International Women's Day 2023
Its International Women’s Day and RM Training are proud to have a workforce where women are the majority, from management roles to skilled tutors and skills coaches to outstanding office staff. We have asked the women of RM Training to put together something of their choosing to share on this day.
- HELEN
“Girls just aren’t good at maths.” Heard that before? Even with the huge leaps and bounds in gender equality in just the last few years, this is STILL part of normal conversation and it is absolutely untrue!
Somehow it became an embedded part of our culture to accept that our double X chromosome carries with it some sort of ingrained barrier to certain knowledge or behaviours. It sometimes comes out as seemingly innocent or well-meaning thoughts like “women can’t read maps” or “women can’t parallel park.” Other times, it’s more sinister. “Women don’t make good managers.” “Women can’t hack it on the front lines.” “Women can’t do maths.” As young as primary school, I have heard every one of these statements, most of the time from adults. I internalised it and by the time I got to secondary school, doing my GCSE Maths homework, I was in tears. I felt like I was being set up to fail. “I can’t do this, I’m a girl, I’m not even supposed to be good at this, what’s the point?”
It was my mother who finally broke the spell for me. She was a fantastic science teacher and all round quite an impressive individual (though I am biased, I’ll admit). She knew me well enough to know that I had the ability to do maths, I just needed to find the right way to understand it, my way. We spent so much time re-teaching and re-learning the subject matter, often putting it into contexts that I had experienced so I had something to apply it to. All of a sudden, equations were balancing, Pythagoras made sense, ratios were ratioing! I had spent so long hearing that my gender was no good at maths that I believed it, and I had put up mental blockades to even trying to find my own way of understanding. Now I even TEACH maths, something 13 year old me would have thought was some sort of practical joke!
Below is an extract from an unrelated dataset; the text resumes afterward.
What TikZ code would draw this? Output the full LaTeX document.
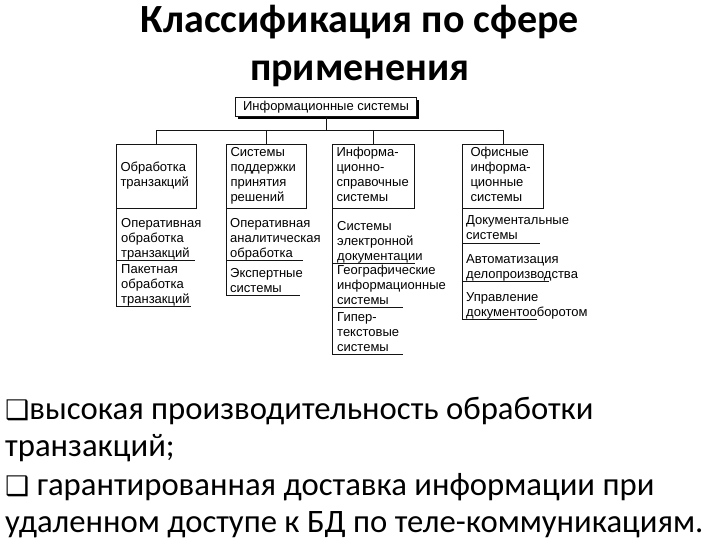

For the record, women CAN read maps, women DO make good managers, and some of the most important mathematicians in history…yep, they were women. Anyone who has watched Hidden Figures knows all about Katherine Johnson, whose calculations were critical to getting the first US astronauts into space.
So the next time you start to limit yourself because “women can’t…” think of Katherine Johnson, Amilia Earhart, Marie Curie, your mother, my mother. Shout it out for them all to hear. WOMEN CAN!
- CLAIRE
Margaret Mead was a Cultural anthropologist and writer. Mead’s work really inspired me when I was studying Youth Work, especially her ideas about the powerful effects of social convention on behaviour, particularly in adolescent girls. In her studies , she sought to discover if adolescence was a universally traumatic and stressful time due to biological factors or if the experience of adolescence depended on cultural upbringing. Her ideas surrounding this still resonate today in the studies of child and adolescent development.
- EMMA
“Think like a queen. A queen is not afraid to fail. Failure is another stepping-stone to greatness.” –Oprah Winfrey
“When women support each other, incredible things happen.” – Unknown
“There is no limit to what we, as women, can accomplish.” –Michelle Obama
- MICHELLE
SO, I guess my little story would be health based.
At 17 I was diagnosed with hypermobility which put a stop on my performance career by 19.
November 2017, I had my first seizure, I then wasn’t able to diagnosed till September 2021 which was P.O.T’s.
Through all that I also got diagnosed with Raynaud’s, Fibromyalgia, PCOS, Spinal issues, and more.
I’m still working on my health and finding out more issues to this day, but I started my career through an apprenticeship because of my health and that’s how I learned I love working with people helping them in the working world!